Let's now try to write down some rules that decompose $\alpha$. \[ {\over \Delta_1/\cdot /\Delta_3 \prov 1} \qquad \textrm{\textcolor{gray}{(no rule for 0)}} \] \[ \Delta_1/\Delta_2/\Delta_3\Delta_4 \prov \alpha \qquad \Delta_1\Delta_2/\Delta_3/\Delta_4 \prov \beta \over \Delta_1/\Delta_2\Delta_3/\Delta_4 \prov \alpha\cdot\beta \] \[ { \Delta_1/\Delta_2/\Delta_3 \prov \alpha \over \Delta_1/\Delta_2/\Delta_3 \prov \alpha\cup \beta } \qquad { \Delta_1/\Delta_2/\Delta_3 \prov \beta \over \Delta_1/\Delta_2/\Delta_3 \prov \alpha\cup \beta } \] \[ { \Delta_1 \prov \phi \over \Delta_1/\cdot /\Delta_3 \prov ?\phi } \qquad { \over \Delta_1/ \pi /\Delta_3 \prov \pi } \] All of these are admissible with respect to the semantics.

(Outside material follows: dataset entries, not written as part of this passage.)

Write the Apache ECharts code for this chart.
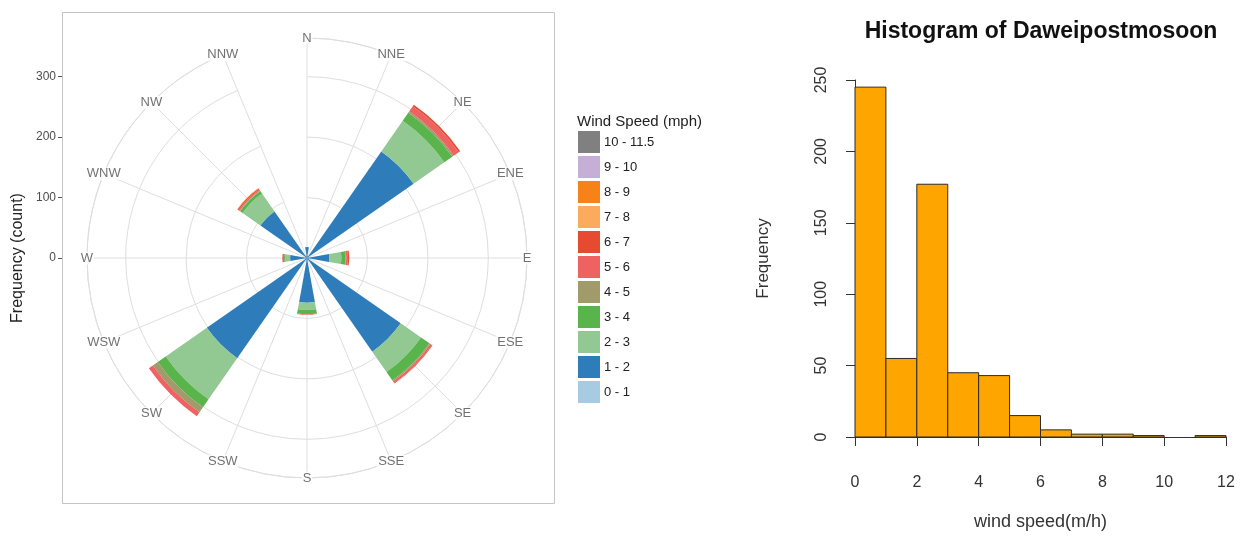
<!DOCTYPE html>
<html>
<head>
<meta charset="utf-8">
<script src="https://cdn.jsdelivr.net/npm/echarts@6/dist/echarts.min.js"></script>
<style>
  html, body { margin: 0; padding: 0; background: #ffffff; }
  #chart { width: 1248px; height: 536px; }
</style>
</head>
<body>
<div id="chart"></div>
<script>
// ---- Wind rose: 16 compass points, clockwise from north ----
const directions = ['N', 'NNE', 'NE', 'ENE', 'E', 'ESE', 'SE', 'SSE',
                    'S', 'SSW', 'SW', 'WSW', 'W', 'WNW', 'NW', 'NNW'];

// Speed classes (mph) and their fill colours
const speedBins = ['0 - 1', '1 - 2', '2 - 3', '3 - 4', '4 - 5', '5 - 6',
                   '6 - 7', '7 - 8', '8 - 9', '9 - 10', '10 - 11.5'];
const speedColors = ['#a6cbe2', '#2e7dba', '#92c891', '#5ab44c', '#a19a6b', '#ee6262',
                     '#e64b31', '#fcab5c', '#f7821a', '#c6afd7', '#808080'];

// Counts per speed class, one entry per direction (same order as `directions`)
const speed0to1   = [0, 0,   0, 0,  0, 0,   0, 0,  0, 0,   0, 0,  0, 0,  0, 0];
const speed1to2   = [18, 4, 215, 3, 37, 4, 189, 4, 74, 4, 202, 3, 28, 3, 94, 4];
const speed2to3   = [0, 0,  62, 0, 20, 0,  41, 0, 12, 0,  83, 0,  8, 0, 36, 0];
const speed3to4   = [0, 0,  16, 0,  7, 0,  17, 0,  7, 0,  16, 0,  2, 0,  5, 0];
const speed4to5   = [0, 0,   3, 0,  1, 0,   2, 0,  0, 0,  10, 0,  0, 0,  1, 0];
const speed5to6   = [0, 0,  10, 0,  3, 0,   3, 0,  1, 0,   8, 0,  3, 0,  2, 0];
const speed6to7   = [0, 0,   3, 0,  2, 0,   1, 0,  0, 0,   0, 0,  0, 0,  2, 0];
const speed7to8   = [0, 0,   0, 0,  0, 0,   0, 0,  0, 0,   0, 0,  0, 0,  1, 0];
const speed8to9   = [0, 0,   0, 0,  0, 0,   0, 0,  0, 0,   0, 0,  0, 0,  0, 0];
const speed9to10  = [0, 0,   0, 0,  0, 0,   0, 0,  0, 0,   0, 0,  0, 0,  0, 0];
const speed10to12 = [0, 0,   0, 0,  0, 0,   0, 0,  0, 0,   0, 0,  0, 0,  0, 0];
const speedCounts = [speed0to1, speed1to2, speed2to3, speed3to4, speed4to5, speed5to6,
                     speed6to7, speed7to8, speed8to9, speed9to10, speed10to12];

// Radial frequency axis
const roseTicks = [0, 100, 200, 300];
const roseMax = 364;

// ---- Histogram of wind speed ----
const histEdges  = [0, 1, 2, 3, 4, 5, 6, 7, 8, 9, 10, 11, 12];
const histCounts = [245, 55, 177, 45, 43, 15, 5, 2, 2, 1, 0, 1];
const histXTicks = [0, 2, 4, 6, 8, 10, 12];
const histYTicks = [0, 50, 100, 150, 200, 250];

const FONT = '"Liberation Sans", Arial, sans-serif';
const gridGrey = '#dedede';
const roseCenter = [307, 258];
const roseRadius = 220;

const chart = echarts.init(document.getElementById('chart'), null, { renderer: 'canvas' });

// Stacked wedges live on polar #1, whose bands are centred on each compass point
const roseSeries = speedBins.map((bin, i) => ({
  type: 'bar',
  name: bin,
  coordinateSystem: 'polar',
  polarIndex: 1,
  stack: 'wind',
  data: speedCounts[i],
  barCategoryGap: '10%',
  itemStyle: { color: speedColors[i] },
  emphasis: { disabled: true },
  z: 3
}));

// Direction names sitting on the outer ring (polar #0 carries the grid)
const compassLabels = {
  type: 'scatter',
  coordinateSystem: 'polar',
  polarIndex: 0,
  data: directions.map(d => [roseMax, d]),
  symbolSize: 0,
  silent: true,
  z: 5,
  label: {
    show: true,
    position: 'inside',
    formatter: p => p.value[1],
    color: '#4d4d4d',
    fontSize: 13,
    fontFamily: FONT,
    backgroundColor: '#ffffff',
    padding: [0, 1]
  }
};

const histSeries = {
  type: 'custom',
  xAxisIndex: 1,
  yAxisIndex: 1,
  data: histCounts.map((c, i) => [histEdges[i], histEdges[i + 1], c]),
  encode: { x: [0, 1], y: 2 },
  renderItem: function (params, api) {
    const count = api.value(2);
    if (!count) return null;
    const base = api.coord([api.value(0), 0]);
    const top = api.coord([api.value(1), count]);
    return {
      type: 'rect',
      shape: { x: base[0], y: top[1], width: top[0] - base[0], height: base[1] - top[1] },
      style: { fill: '#ffa500', stroke: '#2b2b2b', lineWidth: 1 }
    };
  },
  silent: true,
  z: 3
};

const halfBand = 360 / directions.length / 2;

const option = {
  animation: false,
  backgroundColor: '#ffffff',
  textStyle: { fontFamily: FONT },
  title: [
    {
      text: 'Histogram of Daweipostmosoon',
      left: 1041, top: 20, textAlign: 'center', padding: 0,
      textStyle: { fontSize: 23, fontWeight: 'bold', color: '#111', fontFamily: FONT }
    },
    {
      text: 'Wind Speed (mph)',
      left: 577, top: 114, padding: 0,
      textStyle: { fontSize: 15, fontWeight: 'normal', color: '#222', fontFamily: FONT }
    }
  ],
  legend: {
    orient: 'vertical',
    left: 578, top: 131,
    padding: 0,
    itemWidth: 22, itemHeight: 22, itemGap: 3,
    icon: 'rect',
    data: speedBins.slice().reverse(),
    selectedMode: false,
    textStyle: { fontSize: 13, color: '#222', fontFamily: FONT, padding: [0, 0, 0, -1] }
  },
  polar: [
    { center: roseCenter, radius: roseRadius },
    { center: roseCenter, radius: roseRadius }
  ],
  angleAxis: [
    {
      polarIndex: 0,
      type: 'category',
      data: directions,
      boundaryGap: false,
      startAngle: 90,
      clockwise: true,
      axisLine: { show: true, lineStyle: { color: gridGrey, width: 1 } },
      axisTick: { show: false },
      axisLabel: { show: false },
      splitLine: { show: true, lineStyle: { color: gridGrey, width: 1 } }
    },
    {
      polarIndex: 1,
      type: 'category',
      data: directions,
      boundaryGap: true,
      startAngle: 90 + halfBand,
      clockwise: true,
      axisLine: { show: false },
      axisTick: { show: false },
      axisLabel: { show: false },
      splitLine: { show: false }
    }
  ],
  radiusAxis: [
    {
      polarIndex: 0,
      type: 'value',
      min: 0, max: roseMax,
      interval: 100,
      axisLine: { show: false },
      axisTick: { show: false },
      axisLabel: { show: false },
      splitLine: { show: true, lineStyle: { color: gridGrey, width: 1 } }
    },
    {
      polarIndex: 1,
      type: 'value',
      min: 0, max: roseMax,
      axisLine: { show: false },
      axisTick: { show: false },
      axisLabel: { show: false },
      splitLine: { show: false }
    }
  ],
  grid: [
    { left: 62, top: roseCenter[1] - roseRadius, width: 10, height: roseRadius },
    { left: 855, top: 80, width: 371, height: 360 }
  ],
  xAxis: [
    { gridIndex: 0, type: 'value', min: 0, max: 1, show: false },
    {
      gridIndex: 1, type: 'value', min: 0, max: 12, interval: 2, offset: 15,
      axisLine: { show: true, lineStyle: { color: '#333', width: 1 } },
      axisTick: { show: true, length: 9, lineStyle: { color: '#333' }, customValues: histXTicks },
      axisLabel: { margin: 23, fontSize: 16, color: '#333', customValues: histXTicks },
      splitLine: { show: false },
      name: 'wind speed(m/h)', nameLocation: 'middle', nameGap: 61,
      nameTextStyle: { fontSize: 18, color: '#333' }
    }
  ],
  yAxis: [
    {
      gridIndex: 0, type: 'value', min: 0, max: roseMax,
      axisLine: { show: false },
      axisTick: { show: true, length: 4, lineStyle: { color: '#555' }, customValues: roseTicks },
      axisLabel: { margin: 6, fontSize: 12, color: '#4d4d4d', customValues: roseTicks },
      splitLine: { show: false }
    },
    {
      gridIndex: 1, type: 'value', min: 0, max: 250, interval: 50, offset: 15,
      axisLine: { show: true, lineStyle: { color: '#333', width: 1 } },
      axisTick: { show: true, length: 9, lineStyle: { color: '#333' }, customValues: histYTicks },
      axisLabel: { rotate: 90, margin: 10, fontSize: 16, color: '#333', customValues: histYTicks },
      splitLine: { show: false },
      name: 'Frequency', nameLocation: 'middle', nameGap: 68, nameRotate: 90,
      nameTextStyle: { fontSize: 17, color: '#333' }
    }
  ],
  graphic: [
    {
      type: 'rect', z: -10, silent: true,
      shape: { x: 62.5, y: 12.5, width: 492, height: 491 },
      style: { fill: 'none', stroke: '#c4c4c4', lineWidth: 1 }
    },
    {
      type: 'text', x: 18, y: 258, rotation: Math.PI / 2, silent: true,
      style: { text: 'Frequency (count)', fill: '#222', font: '16px ' + FONT, align: 'center', verticalAlign: 'middle' }
    }
  ],
  series: [...roseSeries, compassLabels, histSeries]
};

chart.setOption(option);
</script>
</body>
</html>
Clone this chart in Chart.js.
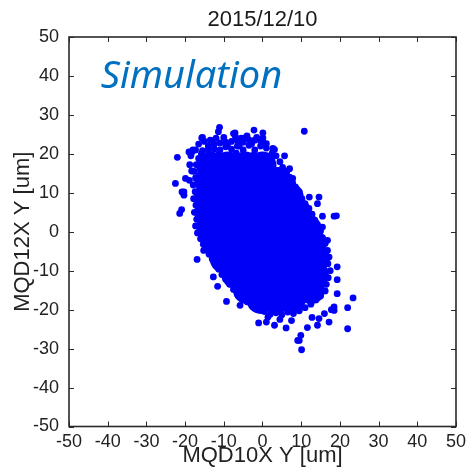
<!DOCTYPE html>
<html>
<head>
<meta charset="utf-8">
<script src="https://cdn.jsdelivr.net/npm/chart.js@4/dist/chart.umd.min.js"></script>
<style>
  html, body { margin: 0; padding: 0; background: #ffffff; }
  #wrap { width: 471px; height: 473px; }
</style>
</head>
<body>
<div id="wrap"><canvas id="c" width="471" height="473"></canvas></div>
<script>
// ---- Data ----
const chartTitle = '2015/12/10';
const annotationText = 'Simulation';
const xAxisLabel = 'MQD10X Y [um]';
const yAxisLabel = 'MQD12X Y [um]';
const tickValues = [-50, -40, -30, -20, -10, 0, 10, 20, 30, 40, 50];

// dense core of the cloud (solid region)
const corePoints = [
  [-13.5,17],[-9,17],[-4.5,17],[0,17],
  [-14,13],[-9.5,13],[-5,13],[-0.5,13],[4,13],
  [-14,9],[-9.5,9],[-5,9],[-0.5,9],[4,9],[7,9],
  [-14,5],[-9.5,5],[-5,5],[-0.5,5],[4,5],[9,5],
  [-13.5,1],[-9,1],[-4.5,1],[0,1],[4.5,1],[9,1],[11.5,1],
  [-12,-3],[-7.5,-3],[-3,-3],[1.5,-3],[6,-3],[10.5,-3],[13,-3],
  [-10,-7],[-5.5,-7],[-1,-7],[3.5,-7],[8,-7],[12.5,-7],[13.8,-7],
  [-7,-11],[-2.5,-11],[2,-11],[6.5,-11],[11,-11],[13.5,-11],
  [-4,-15],[0.5,-15],[5,-15],[9.5,-15],[12.5,-15],
  [-0.5,-17.5],[3.5,-17.5],[7.5,-17.5]
];

// points along the edge of the dense region
const edgePoints = [
  [-15.5,20.8],[-14,22],[-12.5,21.2],[-11,22.8],[-9.5,21.8],[-8,23.2],[-6.5,22],[-5,23],[-3.5,22.2],[-2,23.5],[-0.5,22],[1,21.5],[2.5,20.2],
  [-11.2,20],[-6.8,20.2],[-2.2,19.8],[-15.5,18.5],
  [-14,21],[-12.5,22.4],[-11,21],[-9.5,23],[-8,21.2],[-6.5,23.4],[-5,21],[-3.5,23.6],[-2,21],[-0.5,23.3],[1,22.6],
  [-13,23.4],[-12,24],[-10,24.2],[-9,22.5],[-7,24.4],[-5.5,24],[-4,24.6],[-2.8,22.6],[-1.5,24.2],[-6,22],
  [-18.5,19.5],[-18,21],[-16.5,22.5],[-15,23.2],[-18.8,17.2],[-18.3,15.6],[-18.9,13.2],
  [3.5,19.5],[4.5,18],[5.2,16.5],[6.3,15.5],[7,14],[7.8,12.5],[8.5,11.5],[9.5,10.2],[10.2,8.5],[11,7.2],[12,6],[12.8,4.5],[13.5,3],[14.2,1.8],[15,0.2],[15.5,-1.5],
  [16.2,-3],[16.8,-4.8],[17.2,-6.5],[16.9,-8.2],[17.5,-10],[17,-11.8],[16.5,-13.5],[16.2,-15.2],
  [15,-16.5],[13.8,-17.5],[12.5,-18.6],[11,-19.5],[9.5,-20.3],[8,-21],[6.5,-20.6],[5,-21.3],[3.5,-20.8],[2,-21.2],[0.5,-20.5],[-1,-20],
  [-2.5,-19.2],[-4,-18],[-5.2,-17],[-6.5,-16],[-7.5,-14.8],[-8.5,-13.5],[-9.5,-12.2],[-10.5,-11],[-11.3,-9.6],[-12.2,-8.3],[-13,-7],[-13.8,-5.8],[-14.5,-4.5],[-15.3,-3.2],[-16,-1.8],[-16.8,-0.3],
  [-17.3,1.5],[-17,3.2],[-17.6,5],[-17.2,6.8],[-17.8,8.5],[-17.4,10.3],[-17.9,12],[-17.3,13.8],[-17.6,15.5],[-17.1,17.2],[-16.5,18.8],[-15.8,20]
];

// scattered outliers around the cloud
const outlierPoints = [
  [10.8,25.8],[-11.1,26.8],[-11.4,25.7],[-2.2,26.1],[0.1,25.4],[-7.1,25.4],[-15.5,24.2],[-15.7,24.1],[-13.5,23.5],[-7.5,25.2],[-4.6,24.1],[0.1,23.1],[0.1,24.1],
  [-22.0,19.1],[-22.5,12.4],[-20.9,5.7],[-21.4,4.7],[-20.3,10.2],[-20.8,10.2],[-20.3,9.4],[-18.2,20.5],[-19,20.5],[-17.3,21],[-19.9,13.7],
  [5.7,19.5],[3.1,21.1],[2.7,21.4],[7,16.2],[7.8,13.7],[12.1,8.9],[14.6,8.9],[14.2,7.2],[18.5,4.0],[19.1,4.1],[15.5,4.0],[15.5,1.2],[16.8,-2.2],
  [-16.9,-7.1],[-15.2,-4.8],[-12.7,-11.6],[-11.6,-14.0],[-9.3,-17.9],[-5.8,-18.9],
  [-1.0,-23.4],[1.0,-23.2],[1.4,-21.9],[3.1,-24],[4.5,-22.5],[6.1,-24.7],[7.5,-22.8],[9.9,-26.6],[9.5,-27.9],[9.1,-27.9],[10.1,-30.3],[11.6,-24.6],
  [12.8,-22.0],[14.2,-24],[14.6,-22.3],[16,-21],[17.8,-20],[17.2,-23.2],[22.0,-24.9],[22.0,-19.5],[23.4,-17.0],[18.5,-19.3],[18.5,-20.2],
  [19.3,-15.9],[19.3,-12.3],[19.3,-9.0]
];

const toXY = arr => arr.map(p => ({ x: p[0], y: p[1] }));
const BLUE = '#0000f6';
const FONT = '"Liberation Sans", Arial, sans-serif';

const framePlugin = {
  id: 'frame',
  afterDraw(chart) {
    const ctx = chart.ctx;
    const a = chart.chartArea;
    const xs = chart.scales.x, ys = chart.scales.y;
    ctx.save();
    ctx.strokeStyle = '#2a2a2a';
    ctx.lineWidth = 1;
    const tl = 5;
    ctx.beginPath();
    tickValues.forEach(v => {
      const px = Math.round(xs.getPixelForValue(v)) + 0.5;
      ctx.moveTo(px, a.bottom); ctx.lineTo(px, a.bottom - tl);
      ctx.moveTo(px, a.top); ctx.lineTo(px, a.top + tl);
      const py = Math.round(ys.getPixelForValue(v)) + 0.5;
      ctx.moveTo(a.left, py); ctx.lineTo(a.left + tl, py);
      ctx.moveTo(a.right, py); ctx.lineTo(a.right - tl, py);
    });
    ctx.stroke();
    ctx.lineWidth = 1.6;
    ctx.strokeRect(a.left, a.top, a.right - a.left, a.bottom - a.top);
    // title
    ctx.fillStyle = '#1a1a1a';
    ctx.font = '22px ' + FONT;
    ctx.textAlign = 'center';
    ctx.textBaseline = 'alphabetic';
    ctx.fillText(chartTitle, (a.left + a.right) / 2, 26);
    // annotation
    ctx.fillStyle = '#0070c0';
    ctx.font = 'italic 38px "Noto Sans", "Open Sans", sans-serif';
    ctx.textAlign = 'left';
    ctx.fillText(annotationText, xs.getPixelForValue(-41.8), ys.getPixelForValue(36.9));
    ctx.restore();
  }
};

new Chart(document.getElementById('c'), {
  type: 'scatter',
  data: {
    datasets: [
      { data: toXY(corePoints), backgroundColor: BLUE, borderColor: BLUE, borderWidth: 0, pointRadius: 14 },
      { data: toXY(edgePoints), backgroundColor: BLUE, borderColor: BLUE, borderWidth: 0, pointRadius: 3.4 },
      { data: toXY(outlierPoints), backgroundColor: BLUE, borderColor: BLUE, borderWidth: 0, pointRadius: 3.4 }
    ]
  },
  options: {
    responsive: false,
    animation: false,
    events: [],
    layout: { padding: { top: 37, right: 11.5, left: 0, bottom: 0 } },
    plugins: { legend: { display: false }, title: { display: false }, tooltip: { enabled: false } },
    scales: {
      x: {
        type: 'linear', min: -50, max: 50,
        afterFit(s) { s.height = 46.5; },
        afterBuildTicks(s) { s.ticks = tickValues.map(v => ({ value: v })); },
        grid: { display: false, drawTicks: false },
        border: { display: false },
        ticks: { padding: 5, color: '#222', font: { family: FONT, size: 18 }, maxRotation: 0, autoSkip: false },
        title: { display: true, text: xAxisLabel, color: '#222', font: { family: FONT, size: 22 }, padding: { top: 0, bottom: 4 } }
      },
      y: {
        type: 'linear', min: -50, max: 50,
        afterFit(s) { s.width = 69; },
        afterBuildTicks(s) { s.ticks = tickValues.map(v => ({ value: v })); },
        grid: { display: false, drawTicks: false },
        border: { display: false },
        ticks: { padding: 10, color: '#222', font: { family: FONT, size: 18 }, autoSkip: false },
        title: { display: true, text: yAxisLabel, color: '#222', font: { family: FONT, size: 22 }, padding: { top: 10, bottom: 0 } }
      }
    }
  },
  plugins: [framePlugin]
});
</script>
</body>
</html>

Rules For Ordinary Connectives

We need to settle how regular connectives interact with this judgmental machinery. An easy one to start with is the init rule, which requires that no actions appear to the right of the hypothesis being concluded: \[ \over \Delta, \phi \prov \phi \] Rules for $\land$ and $\lor$ don't do anything surprising: \[{\Delta \prov \phi \qquad \Delta \prov \psi \over \Delta \prov \phi \land \psi} \qquad {\Delta, \phi, \Delta' \prov \theta \over \Delta, \phi \land \psi, \Delta' \prov \theta} \qquad {\Delta, \psi, \Delta' \prov \theta \over \Delta, \phi \land \psi, \Delta' \prov \theta} \] \[{ \Delta, \phi, \Delta' \prov \theta \qquad \Delta, \psi, \Delta' \prov \theta \over \Delta, \phi \lor \psi, \Delta' \prov \theta} \qquad {\Delta \prov \phi \over \Delta \prov \phi \lor \psi} \qquad {\Delta \prov \psi \over \Delta \prov \phi \lor \psi} \] but for $\imp$ we have to truncate the context to the current world in the left rule: \[{\Delta \prov \phi \qquad \Delta, \psi, \Delta' \prov \theta \over \Delta, \phi \imp \psi, \Delta' \prov \theta } \qquad {\Delta, \phi \prov \psi \over \Delta \prov \phi \imp \psi }\] In the semantics, the left rule becomes \[\forall uv.\Delta(u, v) \imp \phi \wat v \qquad \forall uvw . \Delta(u, v), \psi \wat v, \Delta'(v, w) \prov \theta \wat w \over \forall uvw. \Delta(u, v), (\phi \wat v) \imp (\psi \wat v), \Delta'(v, w) \prov \theta \wat w \]

What's Missing

What this handles is actions that can test the truth of propositions at various worlds, but it can't change the truth of them, either actually really changing the value of atomic propositions as in the $\mathsf{flip}$ operation as Baltag has, or changing them in the minds of epistemic agents. It would be very interesting to see how those (or appropriate weakenings of them) might be added in a constructive/judgmental setting, but I don't have any clear ideas right now.